那天早晨,独自外出拍下作业的照片,走在草坪上,几乎滑倒,才发觉自己走在草的泪水上。原来草趁着黑夜看不清时,偷偷的将悲伤化成泪水,仿佛下雨时流泪,却连自己也分不清哪一滴是泪水,哪一滴是雨水。俯身窥望,草却文风不动,冷冷的表示那是清晨的露水。专心的看,才发觉,泪水里的世界是倒反的,但谁能确定他站的是正的?不久,天亮了,草用风拭去泪水,又恢复原状,迎风摇摆。

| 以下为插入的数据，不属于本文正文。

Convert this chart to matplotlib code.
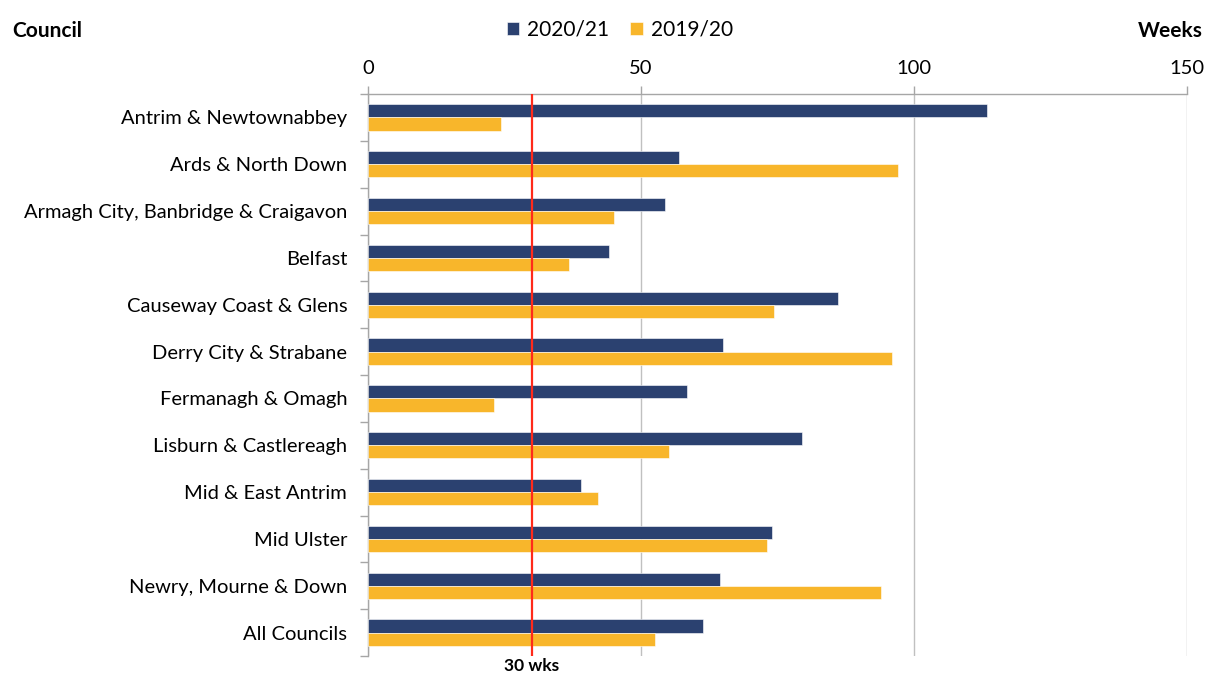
import matplotlib.pyplot as plt
import numpy as np

plt.rcParams['font.family'] = ['Lato', 'DejaVu Sans']

councils = ['Antrim & Newtownabbey', 'Ards & North Down',
            'Armagh City, Banbridge & Craigavon', 'Belfast',
            'Causeway Coast & Glens', 'Derry City & Strabane',
            'Fermanagh & Omagh', 'Lisburn & Castlereagh',
            'Mid & East Antrim', 'Mid Ulster', 'Newry, Mourne & Down',
            'All Councils']
weeks_2021 = [113.4, 57.0, 54.4, 44.1, 86.1, 65.0, 58.4, 79.5, 39.0, 74.0, 64.5, 61.4]
weeks_1920 = [24.4, 97.1, 45.1, 36.8, 74.4, 96.0, 23.1, 55.1, 42.1, 73.1, 94.0, 52.6]
target = 30

navy = '#2b4170'
orange = '#f8b62b'
grey = '#a6a6a6'

fig = plt.figure(figsize=(12.05, 6.79), dpi=100)
ax = fig.add_axes([368 / 1205, 1 - 656 / 679, (1187 - 368) / 1205, (656 - 94) / 679])

y = np.arange(len(councils))
h = 0.28
ax.barh(y - h / 2, weeks_2021, height=h, color=navy, label='2020/21',
        edgecolor='white', linewidth=0.4, zorder=3)
ax.barh(y + h / 2, weeks_1920, height=h, color=orange, label='2019/20',
        edgecolor='white', linewidth=0.4, zorder=3)
ax.axvline(target, color='#ff2a1a', linewidth=1.6, zorder=4)

ax.set_xlim(0, 150)
ax.set_ylim(len(councils) - 0.5, -0.5)
ax.xaxis.tick_top()
ax.set_xticks([0, 50, 100, 150])
ax.set_yticks(y)
ax.set_yticklabels(councils)
ax.set_yticks(np.arange(-0.5, len(councils)), minor=True)
ax.tick_params(axis='y', which='major', length=0, pad=15, labelsize=14.5)
ax.tick_params(axis='y', which='minor', length=6, color=grey, width=1)
ax.tick_params(axis='x', length=6, color=grey, width=1, pad=6, labelsize=14.5)
ax.grid(axis='x', color='#c0c0c0', linewidth=1, zorder=0)

for s in ['right', 'bottom']:
    ax.spines[s].set_visible(False)
for s in ['top', 'left']:
    ax.spines[s].set_color(grey)
    ax.spines[s].set_linewidth(1)

fig.text(12 / 1205, 1 - 31 / 679, 'Council', fontsize=15, fontweight='bold', va='center')
fig.text(1203 / 1205, 1 - 31 / 679, 'Weeks', fontsize=15, fontweight='bold', va='center', ha='right')
ax.text(target, -0.004, '30 wks', transform=ax.get_xaxis_transform(), ha='center',
        va='top', fontsize=12.5, fontweight='bold')

fig.legend(loc='center', bbox_to_anchor=(620 / 1205, 1 - 30 / 679), ncol=2, frameon=False,
           fontsize=15, handlelength=0.6, handleheight=0.6, columnspacing=1.0, handletextpad=0.4)

fig.savefig('out.png', dpi=100)
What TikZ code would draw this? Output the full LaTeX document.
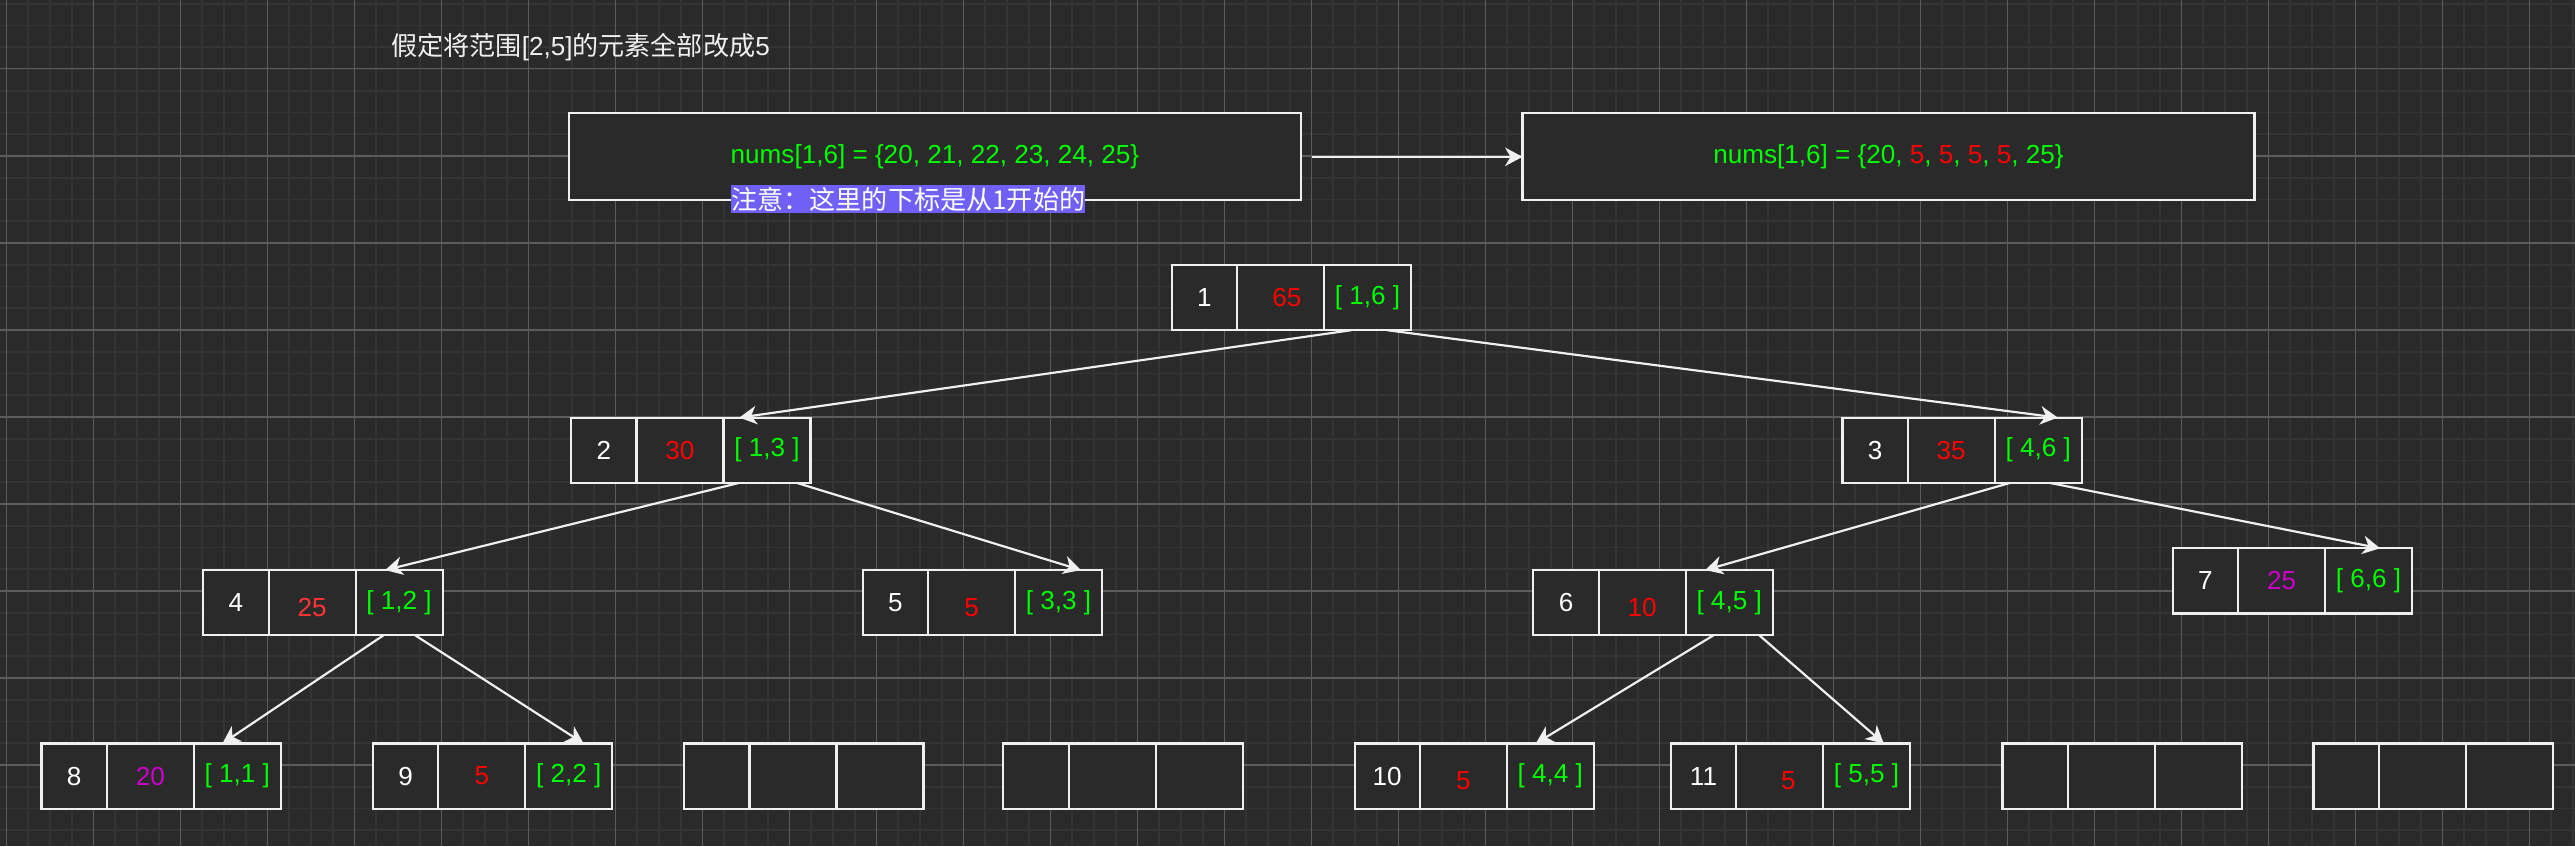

草从不解释为何落泪,只是默默地定在那里。那天相机在手,也不问草介意与否,就擅自摄下照片。把草将悲伤化成的泪水,变成一幅自认为美丽的场景。唯一残缺的是那让人剃过的头,不完美的草尖,或许日子久了,习惯了,那可能是个缺陷美,是让它更坚强的记号。
记得老师说过,其实很多草,更本不需要割,毕竟那是大自然的一部分。但,却为着美观的条规,原本可以自由生长的草,在众多的压力下委曲求全。或许某人路过时,根本不去理会那草割了后会美与否,却也或许因为这理由,草才能安心在夜晚,落下挺着腰骨的支架,默默地做草。
草,给人坚强的感觉。是吗?我不了解,但那天,我只是坐在一旁,拍着照,看着草,直到草将支架完全架上了,才离开。